What's the usage of minimum edit distance?

Week1 went through autocorrect first, then minimum edit distance.

After finding minimum edit distance, what’s the usage of it?

Minimal edit distance is used to find words that are closest to the input word. You can see autocorrect options be populated by candidates closest to the user input, sorted in increasing order of edit distance.

Thanks for the reply.

For example, in the assignment, after we find the suggestion for correction via edit and probability, would the next step be to calculate the minimum edit distance, then replace the misspelled word by the one with closest suggestion?

Week1 only introduced the concept of it and how to calculate it, but not touched how to use it after getting the number.
Is it covered somewhere in later courses?

You’re welcome. I don’t remember if it’s covered in the videos. What I shared is a practical application of edit distance.

So which way would be more common in the application? probability as in the assignment, or minimum edit distance?

Please look at the course 2 week 1 assignment again. get_corrections in exercise 10 answers your question.

That’s what I meant, get_corrections has nothing to do with “minimum edit distance”.
Exercise 10 is to find autocorrection with probabilities through words editing, which does not relate to “minimum edit distance”.

Exercise 11 is to calculate “minimum edit distance”, but what’s next, and how to use that?

Thanks for asking this question. I was wondering the same thing. This conversation helps to make sense of Assignment 1.

This is confusing -

Assume that you have 1 misspelled word and you want to generate all possible words with 1 or 2 edit distances using brute force. Assume that there are 500 possibilities and out of those 200 are in vocabulary

Alternative suggested is to use dynamic programming where we calculate edit distances of all words in vocab against this misspelled word and pick up whichever are less than 3 edit distances. So, for a vocab size of 100k, 100k min edit distance matrix should be computed and then back-traced to find relevant candidates each time 1 misspelled word is found.

I dont see how the 2nd approach has lesser computations than the brute force approach ?

Adding @arvyzukai, @Elemento

Hi @Mayank11

I’m not sure I understand you because there are no alternatives in this assignment. Let me elaborate in simple words on what’s going on.

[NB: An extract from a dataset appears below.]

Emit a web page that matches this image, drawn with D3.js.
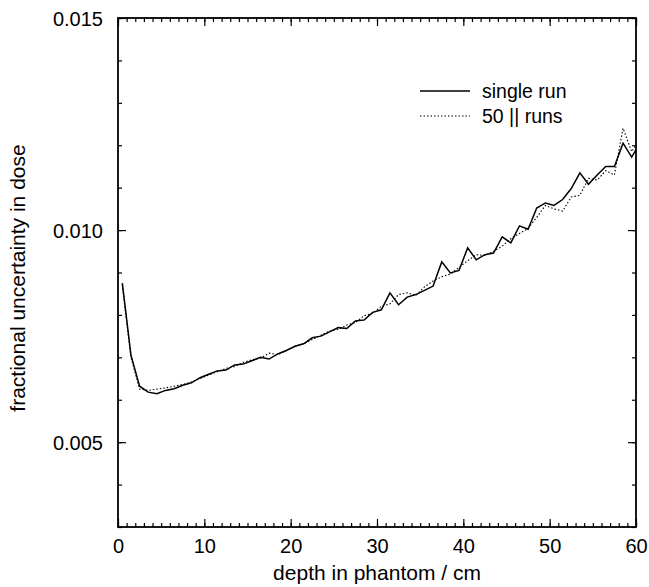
<!DOCTYPE html>
<html>
<head>
<meta charset="utf-8">
<script src="https://cdn.jsdelivr.net/npm/d3@7"></script>
<style>
  body { margin: 0; background: #fff; }
  text { font-family: "Liberation Sans", Arial, sans-serif; fill: #000; }
</style>
</head>
<body>
<svg id="chart" width="649" height="587"></svg>
<script>
// depth bins (cm) and fractional uncertainty
var depth = [0.5, 1.5, 2.5, 3.5, 4.5, 5.5, 6.5, 7.5, 8.5, 9.5,
    10.5, 11.5, 12.5, 13.5, 14.5, 15.5, 16.5, 17.5, 18.5, 19.5,
    20.5, 21.5, 22.5, 23.5, 24.5, 25.5, 26.5, 27.5, 28.5, 29.5,
    30.5, 31.5, 32.5, 33.5, 34.5, 35.5, 36.5, 37.5, 38.5, 39.5,
    40.5, 41.5, 42.5, 43.5, 44.5, 45.5, 46.5, 47.5, 48.5, 49.5,
    50.5, 51.5, 52.5, 53.5, 54.5, 55.5, 56.5, 57.5, 58.5, 59.5, 60];

var singleRun = [0.00875, 0.00705, 0.00632, 0.00618, 0.00614, 0.00622, 0.00626, 0.00634, 0.00640, 0.00652,
    0.00660, 0.00668, 0.00670, 0.00682, 0.00684, 0.00692, 0.00700, 0.00696, 0.00708, 0.00716,
    0.00726, 0.00732, 0.00746, 0.00750, 0.00760, 0.00770, 0.00768, 0.00786, 0.00788, 0.00806,
    0.00812, 0.00852, 0.00824, 0.00842, 0.00848, 0.00858, 0.00868, 0.00925, 0.00899, 0.00905,
    0.00958, 0.00930, 0.00942, 0.00946, 0.00984, 0.00970, 0.01010, 0.01002, 0.01052, 0.01064,
    0.01058, 0.01072, 0.01098, 0.01135, 0.01108, 0.01130, 0.01150, 0.01150, 0.01205, 0.01172, 0.01189];

var parallelRuns = [0.00870, 0.00700, 0.00625, 0.00622, 0.00625, 0.00628, 0.00632, 0.00636, 0.00642, 0.00650,
    0.00658, 0.00666, 0.00674, 0.00678, 0.00688, 0.00694, 0.00698, 0.00710, 0.00706, 0.00716,
    0.00726, 0.00732, 0.00742, 0.00752, 0.00762, 0.00766, 0.00776, 0.00782, 0.00798, 0.00804,
    0.00820, 0.00826, 0.00848, 0.00852, 0.00846, 0.00866, 0.00880, 0.00890, 0.00896, 0.00912,
    0.00928, 0.00942, 0.00940, 0.00950, 0.00962, 0.00980, 0.00992, 0.01004, 0.01030, 0.01058,
    0.01050, 0.01045, 0.01078, 0.01082, 0.01122, 0.01118, 0.01140, 0.01130, 0.01240, 0.01185, 0.01200];

var xTicks = [0, 10, 20, 30, 40, 50, 60];
var yTicks = [0.005, 0.010, 0.015];
var seriesNames = ["single run", "50 || runs"];

const margin = {top: 18, right: 13, bottom: 60, left: 118};
const width = 649 - margin.left - margin.right;
const height = 587 - margin.top - margin.bottom;

const svg = d3.select("#chart");
const g = svg.append("g").attr("transform", `translate(${margin.left},${margin.top})`);

const x = d3.scaleLinear().domain([0, 60]).range([0, width]);
const y = d3.scaleLinear().domain([0.003, 0.015]).range([height, 0]);

// ticks point inward, minor ones every 1 cm / 0.001
function tickAxis(axisFn, scale, major, minor, len, minLen) {
    return {
        major: axisFn(scale).tickValues(major).tickSizeInner(-len).tickSizeOuter(0),
        minor: axisFn(scale).tickValues(minor).tickSizeInner(-minLen).tickSizeOuter(0).tickFormat("")
    };
}
const xMinor = d3.range(0, 61, 1);
const yMinor = d3.range(0.003, 0.0151, 0.001);

function drawAxis(sel, axes) {
    sel.append("g").call(axes.minor);
    let a = sel.append("g").call(axes.major);
    sel.selectAll("path.domain").remove();
    sel.selectAll("line").attr("stroke", "#000").attr("stroke-width", 1.2);
    return a;
}

let axBottom = g.append("g").attr("transform", `translate(0,${height})`);
let bx = drawAxis(axBottom, tickAxis(d3.axisBottom, x, xTicks, xMinor, 8, 4));
bx.selectAll("text").attr("y", 26).attr("dy", 0).style("font-size", "20px").text(d => d);

let axTop = g.append("g");
drawAxis(axTop, tickAxis(d3.axisTop, x, xTicks, xMinor, 8, 4));
axTop.selectAll("text").remove();

let axLeft = g.append("g");
let ly = drawAxis(axLeft, tickAxis(d3.axisLeft, y, yTicks, yMinor, 8, 4));
ly.selectAll("text").attr("x", -15).attr("dy", "0.36em").style("font-size", "20px")
    .text(d => d3.format(".3f")(d));

let axRight = g.append("g").attr("transform", `translate(${width},0)`);
drawAxis(axRight, tickAxis(d3.axisRight, y, yTicks, yMinor, 8, 4));
axRight.selectAll("text").remove();

// frame
g.append("rect").attr("width", width).attr("height", height)
    .attr("fill", "none").attr("stroke", "#000").attr("stroke-width", 1.8);

const line = d3.line().x((d, i) => x(depth[i])).y(d => y(d));

g.append("path").datum(parallelRuns)
    .attr("fill", "none").attr("stroke", "#000").attr("stroke-width", 1.1)
    .attr("stroke-dasharray", "1.5,2").attr("d", line);

g.append("path").datum(singleRun)
    .attr("fill", "none").attr("stroke", "#000").attr("stroke-width", 1.5)
    .attr("d", line);

// legend
const legend = g.append("g").attr("transform", "translate(302,73)");
seriesNames.forEach(function (name, i) {
    let row = legend.append("g").attr("transform", `translate(0,${i * 25})`);
    row.append("line").attr("x1", 0).attr("x2", 50)
        .attr("stroke", "#000")
        .attr("stroke-width", i == 0 ? 1.5 : 1.1)
        .attr("stroke-dasharray", i == 0 ? null : "1.5,2");
    row.append("text").attr("x", 62).attr("dy", "0.35em")
        .style("font-size", "19.5px").text(name);
});

// axis titles
svg.append("text")
    .attr("x", margin.left + width / 2).attr("y", 580)
    .attr("text-anchor", "middle").style("font-size", "21px")
    .text("depth in phantom / cm");

svg.append("text")
    .attr("transform", `translate(25,278) rotate(-90)`)
    .attr("text-anchor", "middle").style("font-size", "21px")
    .text("fractional uncertainty in dose");
</script>
</body>
</html>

For example, you have a misspelled word “dys”:

  • First, we check if the word is in the vocabulary (if it needs any correction). If it’s not in the vocabulary, we continue.
  • Then, we generate 1 edit (brute force), and let’s assume we find only two words in the vocabulary (“dye” and “days”). Next, we check which has a higher probability and choose that one (“days”). If there was none, then we would continue.
  • After that, we generate 2 edits (again, brute force) and do the same thing as with 1 edit (choose the word with the highest probability). If none is found, we return the word without correction.

Now, with the dynamic programming (part 4 in the Assignment), we can find how we can go from “dys” to “days”. The dynamic programming part here is that we don’t need brute force to generate all the “million” ways we can get from “dys” to “days”. (I think I don’t need to elaborate more, since the example is in the assignment (from “play” to “stay”)).

In other words, in the first part, we find the candidates and choose one, while in the second part, we find how we can get from the input word to the candidate (and what is the edit distance of that).

Does that make sense?

Yes @arvyzukai . My question was a reply to another post which claimed that dynamic programming is more efficient at finding auto-correct candidates than brute force. But as you rightly said these are 2 separate things. Dynamic programming is just about finding how to go from “days” to “dys” most efficiently. The task of finding the candidates for auto-correct has to use brute force only as taught in the assignment. To sum up, calculating min. edit distance has nothing to do with autocorrect.

And one more additional thing to note that I thought after the reply.

You could have asked why when we generate (brute force) the candidates why don’t we store the edit and the edit cost in the first place? So instead of having just a list with strings, we would have a list with tuples (candidate, operation, cost), for our example (“days”, (insert_id, “a”), 1), or some other form (like {“days”: (insert_id, “a”, 1)}, etc.). And we could extend that to edit two letters. This way, we could save computation (in expense of memory) by keeping track of the operations and their associated costs (which might be feasible for short words).

But I think the creators of the course wanted to introduce some concepts rather than making the most compute-efficient auto-correct.

Cheers